As pride month gets underway, marking the triumphs and struggles of the LGBTQ community, calls for a “Straight Pride” parade in Boston have sparked outrage on social media.
Three men operating under the name “Super Happy Fun America” have presented the City of Boston with a list of demands to hold a parade celebrating “the diverse history, culture, and contributions of the straight community.”
Organizers say they have petitioned the city for a permit asking that they be granted the same parade route as the Boston Pride parade, including street closures and permits for vehicles and floats.
“Straight people are an oppressed majority,” reads a quote from the group’s president John Hugo.
“We will fight for the right of straights everywhere to express pride in themselves without fear of judgement and hate. The day will come when straights will finally be included as equals among all of the other orientations.”
The proposed parade immediately sparked outrage on social media, especially within the LGBTQ community.
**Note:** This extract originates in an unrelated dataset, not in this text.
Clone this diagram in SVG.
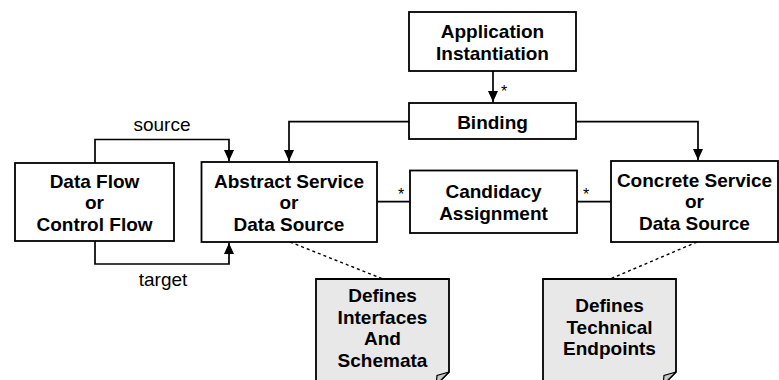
<svg xmlns="http://www.w3.org/2000/svg" width="779" height="380" viewBox="0 0 779 380">
<style>
.box{fill:#fff;stroke:#000;stroke-width:1.8}
.note{fill:#e8e8e8;stroke:#000;stroke-width:1.8}
.fold{fill:#c8c8c8;stroke:#000;stroke-width:1.2}
.t{font-family:"Liberation Sans",Arial,sans-serif;font-size:19px;font-weight:bold;text-anchor:middle;fill:#000}
.l{font-family:"Liberation Sans",Arial,sans-serif;font-size:19px;text-anchor:middle;fill:#000}
.s{font-family:"Liberation Sans",Arial,sans-serif;font-size:16px;text-anchor:middle;fill:#000}
.c{fill:none;stroke:#000;stroke-width:1.7}
.d{fill:none;stroke:#000;stroke-width:1.4;stroke-dasharray:3,3}
</style>
<defs>
<marker id="ah" markerUnits="userSpaceOnUse" markerWidth="12" markerHeight="10" refX="11" refY="5" orient="auto">
<path d="M0,0 L11,5 L0,10 Z" fill="#000"/>
</marker>
</defs>
<g id="connectors">
<path class="c" d="M493,71 V102" marker-end="url(#ah)"/>
<path class="c" d="M409,121.7 H289 V161" marker-end="url(#ah)"/>
<path class="c" d="M576,121.7 H698 V160" marker-end="url(#ah)"/>
<path class="c" d="M95,163 V139.5 H229 V161" marker-end="url(#ah)"/>
<path class="c" d="M95,241 V264 H229 V243" marker-end="url(#ah)"/>
<path class="c" d="M377,201.7 H410"/>
<path class="c" d="M577,201.7 H611"/>
<path class="d" d="M290,242 L383,279"/>
<path class="d" d="M697,242 L610,279"/>
<text class="s" x="504" y="97">*</text>
<text class="s" x="401" y="200">*</text>
<text class="s" x="586" y="200">*</text>
<text class="l" x="162" y="131">source</text>
<text class="l" x="163" y="286">target</text>
</g>
<g id="app">
<rect class="box" x="409" y="12" width="167" height="59"/>
<text class="t" x="492.5" y="38">Application</text>
<text class="t" x="492.5" y="59.5">Instantiation</text>
</g>
<g id="binding">
<rect class="box" x="409" y="103" width="167" height="36"/>
<text class="t" x="492.5" y="128.5">Binding</text>
</g>
<g id="dataflow">
<rect class="box" x="15" y="163" width="159" height="78"/>
<text class="t" x="94.5" y="187.5">Data Flow</text>
<text class="t" x="94.5" y="209">or</text>
<text class="t" x="94.5" y="230.5">Control Flow</text>
</g>
<g id="abstract">
<rect class="box" x="201.5" y="162" width="175.5" height="80"/>
<text class="t" x="289" y="187.5">Abstract Service</text>
<text class="t" x="289" y="209">or</text>
<text class="t" x="289" y="230.5">Data Source</text>
</g>
<g id="candidacy">
<rect class="box" x="410" y="170.5" width="167" height="62.5"/>
<text class="t" x="493.5" y="197.5">Candidacy</text>
<text class="t" x="493.5" y="219.5">Assignment</text>
</g>
<g id="concrete">
<rect class="box" x="611" y="161" width="167" height="81"/>
<text class="t" x="694.5" y="186.5">Concrete Service</text>
<text class="t" x="694.5" y="208">or</text>
<text class="t" x="694.5" y="229.5">Data Source</text>
</g>
<g id="note1">
<path class="note" d="M316,279 H449 V372 L436,385 H316 Z"/>
<path class="fold" d="M449,372 L437,375.5 L436,385 Z"/>
<text class="t" x="382.5" y="302">Defines</text>
<text class="t" x="382.5" y="323.5">Interfaces</text>
<text class="t" x="382.5" y="345">And</text>
<text class="t" x="382.5" y="366.5">Schemata</text>
</g>
<g id="note2">
<path class="note" d="M543,279 H676 V372 L663,385 H543 Z"/>
<path class="fold" d="M676,372 L664,375.5 L663,385 Z"/>
<text class="t" x="609.5" y="312">Defines</text>
<text class="t" x="609.5" y="333.5">Technical</text>
<text class="t" x="609.5" y="355">Endpoints</text>
</g>
</svg>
“Why is there no straight pride? Because I’ve never had to do the following things to be straight: fight, march, face discrimination, be ridiculed,” read one tweet. “If you’re mad that people are marching, stop giving them a reason to march.”
Others mocked the idea by encouraging a straight pride parade.
“I’m all for straight pride. Let them have all the things queer people have—fear and anxiety when in public, an upbringing of shame and psychological abuse, uncertainty about whether the rights you've gained will be taken away at any given moment,” wrote another Twitter user.
‘Pride is a defiant statement against shame’
The so-called “heterosexual activists” are missing the point of the pride movement, according to Tom Hooper, a historian at Toronto’s York University.
“The question I am asking myself is ‘Why is [pride] offensive to the heterosexual community?’ Because it seems to me that is the conversation going on here,” Hooper told CTVNews.ca
“Pride has never been about whether somebody should be proud of themselves; pride is something that we celebrate in defiance of shame.”
Hooper notes that the catalyst for the pride movement began with the Stonewall riots, the uprising against police raids targeting the LGBTQ community. This year marks the 50th anniversary of the riots.
But the historian, whose research subjects include the Toronto bathhouse raids, says that’s not to suggest heterosexuals don’t belong at pride. In fact, he notes that some of the same laws that targeted gay bathhouses were used to target straight swingers clubs.
“[Pride] is not about including or excluding; it’s about the purpose that brings people out into the street,” he said. “We want to proclaim that we are not going to be ashamed because of our sexuality.”
But the argument for straight pride is not new—Hooper says the same calls were heard in the 1980’s, and have continued for years.
“It’s one of the ways in which we are still being attacked,” he explained.
“It’s meant to diminish the shame we experience in our day to day lives.”
CTV News contacted the organizers of Boston Straight Pride for comment on the controversy but did not receive a response.
According to the City of Boston, the group has been in contact regarding their proposal, but has not yet received the necessary permits to host a parade.
In a statement to CTVNews.ca, Boston Pride President Linda Demarco said that organizers will welcome everyone to the parade, taking place on June 8, including straight allies.
“We know that straight allies of the LGBTQ community are among the thousands of supporters who come out every year to march, observe and celebrate,” Demarco said in the statement.
“We are looking forward to seeing our straight friends, family, and neighbors at the Boston Pride parade and festival this Saturday along with members of the LGBTQ community.”